Arbeitest Du noch oder lebst Du schon?
Hach, was war das für ein schöner Tag: der 1. Mai am letzten Mittwoch. Es war ein warmer Tag, die Straßen waren voller Menschen, die dafür demonstriert haben, dass Arbeit nur ein Teil des Lebens ist. Arbeitest du noch oder lebst du schon, fragte mich scherzhaft eine Frau, die ich im ICE traf, als wir über den Tag der Arbeit sprachen.
Alle Menschen, egal, ob sie demonstriert haben oder einfach ernst gemacht haben mit dem Arbeitsfrei, erinnern mich an die Schöpfungsgeschichte. Selbst Gott musste ruhen am 7. Tag, als er seine Schöpfung vollbracht hatte. Mir ist das eine wichtige Erinnerung inmitten aller Anforderungen des Arbeitslebens. Dass mein Arbeitsleben im richtigen Gleichgewicht steht zu den Momenten im Leben, die mir Ruhe schenken, die mich ausruhen lassen, die mich - ja - glücklich machen. Moderne Arbeitswissenschaftler:innen sprechen nicht mehr von Work-Life-Balance, sondern von Life-Balance. Wenn wir feiern oder meditieren, arbeiten oder uns ausruhen, es geht um Balance. Daran kann uns der 1. Mai erinnern, aber auch jeder kleine Sonntag. Wir sind Menschen und brauchen Ruhe.
„Was wäre gewesen wenn …?“
Ich habe 20 Jahre lang Menschen am Ende ihres Lebens begleitet. Wenn sie auf ihr Leben zurückschauten, hat niemand gesagt: „Ich hätte doch mal mehr arbeiten sollen“ oder „toll, dass ich mich bis an den Rand des Burnouts gearbeitet habe“. Die Sterbenden sagten mir: „Hätte ich mich doch auf das Wesentliche konzentriert“ oder „hätte ich mir doch mehr Zeit für meine Kinder genommen“. Am Ende des Lebens bereuen Menschen, ihre Zeit nicht entsprechend dessen verwendet zu haben, was ihrem Leben Sinn gibt.

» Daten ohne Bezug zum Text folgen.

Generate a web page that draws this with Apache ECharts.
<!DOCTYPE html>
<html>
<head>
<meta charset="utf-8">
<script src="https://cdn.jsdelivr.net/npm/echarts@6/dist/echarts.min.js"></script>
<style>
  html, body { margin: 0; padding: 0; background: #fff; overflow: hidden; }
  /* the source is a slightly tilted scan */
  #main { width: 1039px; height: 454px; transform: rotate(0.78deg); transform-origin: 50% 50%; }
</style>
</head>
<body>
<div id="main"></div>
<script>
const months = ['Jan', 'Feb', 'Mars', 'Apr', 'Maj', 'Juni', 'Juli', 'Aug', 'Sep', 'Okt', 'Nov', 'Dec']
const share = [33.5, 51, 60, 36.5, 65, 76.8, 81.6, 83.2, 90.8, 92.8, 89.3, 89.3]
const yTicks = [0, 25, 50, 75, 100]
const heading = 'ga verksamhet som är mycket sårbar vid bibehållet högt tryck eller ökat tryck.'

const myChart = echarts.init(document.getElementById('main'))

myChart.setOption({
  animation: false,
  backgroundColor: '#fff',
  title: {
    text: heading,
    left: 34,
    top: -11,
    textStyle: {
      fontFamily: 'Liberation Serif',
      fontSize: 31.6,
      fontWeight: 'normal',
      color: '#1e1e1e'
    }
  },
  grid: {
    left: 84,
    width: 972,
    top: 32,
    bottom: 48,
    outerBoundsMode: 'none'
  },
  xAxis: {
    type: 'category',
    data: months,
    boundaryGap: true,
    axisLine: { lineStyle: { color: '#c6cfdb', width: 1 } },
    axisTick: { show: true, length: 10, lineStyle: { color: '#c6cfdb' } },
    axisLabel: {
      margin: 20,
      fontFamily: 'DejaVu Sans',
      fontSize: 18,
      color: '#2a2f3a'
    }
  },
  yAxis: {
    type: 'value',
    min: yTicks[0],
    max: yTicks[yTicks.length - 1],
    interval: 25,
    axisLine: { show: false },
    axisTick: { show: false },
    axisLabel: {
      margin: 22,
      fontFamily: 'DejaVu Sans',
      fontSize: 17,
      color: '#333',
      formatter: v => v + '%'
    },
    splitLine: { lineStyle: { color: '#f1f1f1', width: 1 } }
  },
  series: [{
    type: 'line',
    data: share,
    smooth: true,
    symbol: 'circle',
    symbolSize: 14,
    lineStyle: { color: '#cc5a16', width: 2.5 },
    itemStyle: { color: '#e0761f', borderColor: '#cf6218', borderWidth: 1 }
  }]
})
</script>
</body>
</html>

Um das nicht erst am Ende des Lebens zu erkennen, ist es wichtig, Ruhepunkte mitten im Leben zu haben. Ruhepunkte, in denen man den Blick freibekommt für das Wesentliche. „Am 7. Tag sollst du ruhen“ - selbst Gott hat mal Pause gemacht. Ruhen wir uns auch mal aus, damit wir am Ende unseres Lebens sagen können: „Ich habe gelebt und nicht nur gearbeitet.